● STATED GOAL
Write the material out again in full, word for word. Do not include the pictures.

== INFORMATION SHOWN

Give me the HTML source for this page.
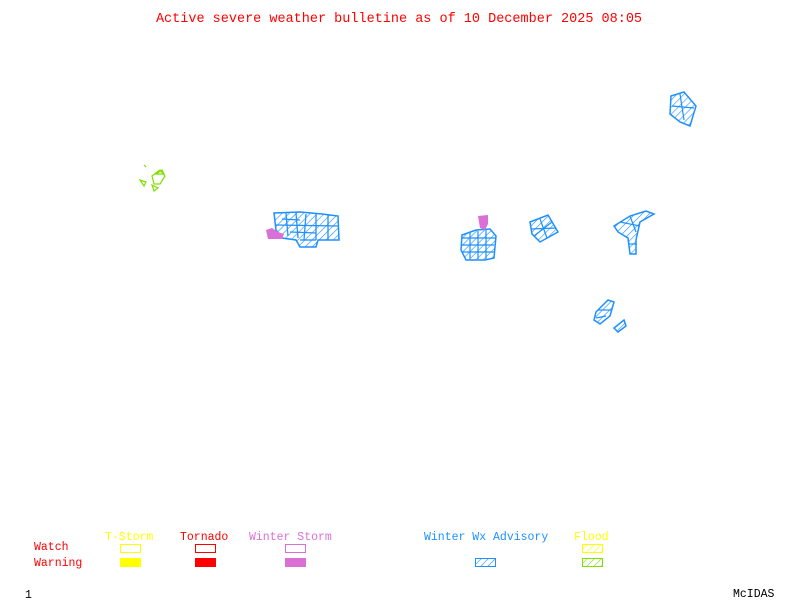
<!DOCTYPE html>
<html><head><style>
html,body{margin:0;padding:0;background:#fff;}
svg{display:block;}
text{font-family:"Liberation Mono",monospace;}
</style></head><body>
<svg width="800" height="600" viewBox="0 0 800 600" xmlns="http://www.w3.org/2000/svg">
<defs>
<pattern id="hb" width="5" height="5" patternUnits="userSpaceOnUse" patternTransform="rotate(45)">
<line x1="0" y1="0" x2="0" y2="5" stroke="#1e90ff" stroke-width="1.2"/>
</pattern>
<pattern id="hy" width="5" height="5" patternUnits="userSpaceOnUse" patternTransform="rotate(45)">
<line x1="0" y1="0" x2="0" y2="5" stroke="#ffff00" stroke-width="1.2"/>
</pattern>
<pattern id="hg" width="5" height="5" patternUnits="userSpaceOnUse" patternTransform="rotate(45)">
<line x1="0" y1="0" x2="0" y2="5" stroke="#7fdf00" stroke-width="1.2"/>
</pattern>
</defs>
<rect width="800" height="600" fill="#fff"/>
<text x="399" y="22" font-size="13.5" fill="#ff0000" text-anchor="middle">Active severe weather bulletine as of 10 December 2025 08:05</text>

<!-- western cluster -->
<g fill="url(#hb)" stroke="#1e90ff" stroke-width="1.5">
<polygon points="274,213 300,212 322,214 338,216 339,240 318,240 316,247 300,247 296,240 282,238 276,230"/>
</g>
<g fill="none" stroke="#1e90ff" stroke-width="1.3">
<line x1="286" y1="213" x2="288" y2="236"/>
<line x1="296" y1="213" x2="298" y2="238"/>
<line x1="306" y1="214" x2="304" y2="240"/>
<line x1="316" y1="214" x2="316" y2="240"/>
<line x1="328" y1="215" x2="328" y2="240"/>
<line x1="276" y1="225" x2="338" y2="226"/>
<line x1="282" y1="219" x2="300" y2="220"/>
<line x1="290" y1="232" x2="316" y2="233"/>
<line x1="300" y1="240" x2="316" y2="240"/>
</g>
<polygon points="266,230 272,228 278,232 284,234 282,239 268,239" fill="#da70d6"/>

<!-- central cluster -->
<g fill="url(#hb)" stroke="#1e90ff" stroke-width="1.5">
<polygon points="462,235 476,230 490,229 496,236 494,258 485,260 466,260 461,250"/>
<polygon points="530,222 548,215 558,232 540,242 532,234"/>
<polygon points="614,226 630,216 646,211 654,214 640,222 636,240 636,254 630,254 628,238 618,232"/>
<polygon points="671,96 684,92 696,106 690,126 680,122 670,114"/>
<polygon points="596,312 608,300 614,302 610,316 600,324 594,320"/>
<polygon points="614,328 624,320 626,326 618,332"/>
</g>
<g fill="none" stroke="#1e90ff" stroke-width="1.2">
<line x1="462" y1="245" x2="494" y2="245"/>
<line x1="478" y1="231" x2="478" y2="259"/>
<line x1="470" y1="232" x2="470" y2="259"/>
<line x1="486" y1="230" x2="486" y2="259"/>
<line x1="462" y1="238" x2="495" y2="238"/>
<line x1="462" y1="252" x2="494" y2="252"/>
<line x1="531" y1="229" x2="556" y2="228"/>
<line x1="540" y1="219" x2="547" y2="238"/>
<line x1="534" y1="236" x2="552" y2="222"/>
<line x1="620" y1="222" x2="640" y2="226"/>
<line x1="630" y1="216" x2="636" y2="232"/>
<line x1="628" y1="244" x2="637" y2="244"/>
<line x1="672" y1="106" x2="694" y2="108"/>
<line x1="680" y1="94" x2="684" y2="120"/>
<line x1="598" y1="310" x2="612" y2="310"/>
<line x1="596" y1="318" x2="606" y2="316"/>
</g>
<polygon points="478,216 488,215 488,224 485,230 480,228" fill="#da70d6"/>

<!-- green -->
<g fill="none" stroke="#7fdf00" stroke-width="1.2">
<polygon points="152,176 160,170 165,176 160,184 154,184"/>
<polygon points="156,174 162,170 164,174"/>
<polygon points="140,180 146,182 144,186"/>
<polygon points="152,185 158,188 154,191"/>
<line x1="144" y1="165" x2="146" y2="167"/>
</g>

<!-- legend -->
<g font-size="11.5">
<text x="105" y="540" fill="#ffff00">T-Storm</text>
<text x="180" y="540" fill="#ff0000">Tornado</text>
<text x="249" y="540" fill="#da70d6">Winter Storm</text>
<text x="424" y="540" fill="#1e90ff">Winter Wx Advisory</text>
<text x="574" y="540" fill="#ffff00">Flood</text>
<text x="34" y="550" fill="#ff0000">Watch</text>
<text x="34" y="566" fill="#ff0000">Warning</text>
<text x="25" y="598" fill="#000">1</text>
<text x="733" y="597" fill="#000">McIDAS</text>
</g>
<rect x="120.5" y="544.5" width="20" height="8" fill="none" stroke="#ffff00"/>
<rect x="120" y="558" width="21" height="9" fill="#ffff00"/>
<rect x="195.5" y="544.5" width="20" height="8" fill="none" stroke="#ff0000"/>
<rect x="195" y="558" width="21" height="9" fill="#ff0000"/>
<rect x="285.5" y="544.5" width="20" height="8" fill="none" stroke="#da70d6"/>
<rect x="285" y="558" width="21" height="9" fill="#da70d6"/>
<rect x="475.5" y="558.5" width="20" height="8" fill="url(#hb)" stroke="#1e90ff"/>
<rect x="582.5" y="544.5" width="20" height="8" fill="url(#hy)" stroke="#ffff00"/>
<rect x="582.5" y="558.5" width="20" height="8" fill="url(#hg)" stroke="#7fdf00"/>
</svg>
</body></html>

====

● WRITTEN ANSWER
Give me the HTML source for this page.
<!DOCTYPE html>
<html><head><style>
html,body{margin:0;padding:0;background:#fff;}
svg{display:block;}
text{font-family:"Liberation Mono",monospace;}
</style></head><body>
<svg width="800" height="600" viewBox="0 0 800 600" xmlns="http://www.w3.org/2000/svg">
<defs>
<pattern id="hb" width="5" height="5" patternUnits="userSpaceOnUse" patternTransform="rotate(45)">
<line x1="0" y1="0" x2="0" y2="5" stroke="#1e90ff" stroke-width="1.2"/>
</pattern>
<pattern id="hy" width="5" height="5" patternUnits="userSpaceOnUse" patternTransform="rotate(45)">
<line x1="0" y1="0" x2="0" y2="5" stroke="#ffff00" stroke-width="1.2"/>
</pattern>
<pattern id="hg" width="5" height="5" patternUnits="userSpaceOnUse" patternTransform="rotate(45)">
<line x1="0" y1="0" x2="0" y2="5" stroke="#7fdf00" stroke-width="1.2"/>
</pattern>
</defs>
<rect width="800" height="600" fill="#fff"/>
<text x="399" y="22" font-size="13.5" fill="#ff0000" text-anchor="middle">Active severe weather bulletine as of 10 December 2025 08:05</text>

<!-- western cluster -->
<g fill="url(#hb)" stroke="#1e90ff" stroke-width="1.5">
<polygon points="274,213 300,212 322,214 338,216 339,240 318,240 316,247 300,247 296,240 282,238 276,230"/>
</g>
<g fill="none" stroke="#1e90ff" stroke-width="1.3">
<line x1="286" y1="213" x2="288" y2="236"/>
<line x1="296" y1="213" x2="298" y2="238"/>
<line x1="306" y1="214" x2="304" y2="240"/>
<line x1="316" y1="214" x2="316" y2="240"/>
<line x1="328" y1="215" x2="328" y2="240"/>
<line x1="276" y1="225" x2="338" y2="226"/>
<line x1="282" y1="219" x2="300" y2="220"/>
<line x1="290" y1="232" x2="316" y2="233"/>
<line x1="300" y1="240" x2="316" y2="240"/>
</g>
<polygon points="266,230 272,228 278,232 284,234 282,239 268,239" fill="#da70d6"/>

<!-- central cluster -->
<g fill="url(#hb)" stroke="#1e90ff" stroke-width="1.5">
<polygon points="462,235 476,230 490,229 496,236 494,258 485,260 466,260 461,250"/>
<polygon points="530,222 548,215 558,232 540,242 532,234"/>
<polygon points="614,226 630,216 646,211 654,214 640,222 636,240 636,254 630,254 628,238 618,232"/>
<polygon points="671,96 684,92 696,106 690,126 680,122 670,114"/>
<polygon points="596,312 608,300 614,302 610,316 600,324 594,320"/>
<polygon points="614,328 624,320 626,326 618,332"/>
</g>
<g fill="none" stroke="#1e90ff" stroke-width="1.2">
<line x1="462" y1="245" x2="494" y2="245"/>
<line x1="478" y1="231" x2="478" y2="259"/>
<line x1="470" y1="232" x2="470" y2="259"/>
<line x1="486" y1="230" x2="486" y2="259"/>
<line x1="462" y1="238" x2="495" y2="238"/>
<line x1="462" y1="252" x2="494" y2="252"/>
<line x1="531" y1="229" x2="556" y2="228"/>
<line x1="540" y1="219" x2="547" y2="238"/>
<line x1="534" y1="236" x2="552" y2="222"/>
<line x1="620" y1="222" x2="640" y2="226"/>
<line x1="630" y1="216" x2="636" y2="232"/>
<line x1="628" y1="244" x2="637" y2="244"/>
<line x1="672" y1="106" x2="694" y2="108"/>
<line x1="680" y1="94" x2="684" y2="120"/>
<line x1="598" y1="310" x2="612" y2="310"/>
<line x1="596" y1="318" x2="606" y2="316"/>
</g>
<polygon points="478,216 488,215 488,224 485,230 480,228" fill="#da70d6"/>

<!-- green -->
<g fill="none" stroke="#7fdf00" stroke-width="1.2">
<polygon points="152,176 160,170 165,176 160,184 154,184"/>
<polygon points="156,174 162,170 164,174"/>
<polygon points="140,180 146,182 144,186"/>
<polygon points="152,185 158,188 154,191"/>
<line x1="144" y1="165" x2="146" y2="167"/>
</g>

<!-- legend -->
<g font-size="11.5">
<text x="105" y="540" fill="#ffff00">T-Storm</text>
<text x="180" y="540" fill="#ff0000">Tornado</text>
<text x="249" y="540" fill="#da70d6">Winter Storm</text>
<text x="424" y="540" fill="#1e90ff">Winter Wx Advisory</text>
<text x="574" y="540" fill="#ffff00">Flood</text>
<text x="34" y="550" fill="#ff0000">Watch</text>
<text x="34" y="566" fill="#ff0000">Warning</text>
<text x="25" y="598" fill="#000">1</text>
<text x="733" y="597" fill="#000">McIDAS</text>
</g>
<rect x="120.5" y="544.5" width="20" height="8" fill="none" stroke="#ffff00"/>
<rect x="120" y="558" width="21" height="9" fill="#ffff00"/>
<rect x="195.5" y="544.5" width="20" height="8" fill="none" stroke="#ff0000"/>
<rect x="195" y="558" width="21" height="9" fill="#ff0000"/>
<rect x="285.5" y="544.5" width="20" height="8" fill="none" stroke="#da70d6"/>
<rect x="285" y="558" width="21" height="9" fill="#da70d6"/>
<rect x="475.5" y="558.5" width="20" height="8" fill="url(#hb)" stroke="#1e90ff"/>
<rect x="582.5" y="544.5" width="20" height="8" fill="url(#hy)" stroke="#ffff00"/>
<rect x="582.5" y="558.5" width="20" height="8" fill="url(#hg)" stroke="#7fdf00"/>
</svg>
</body></html>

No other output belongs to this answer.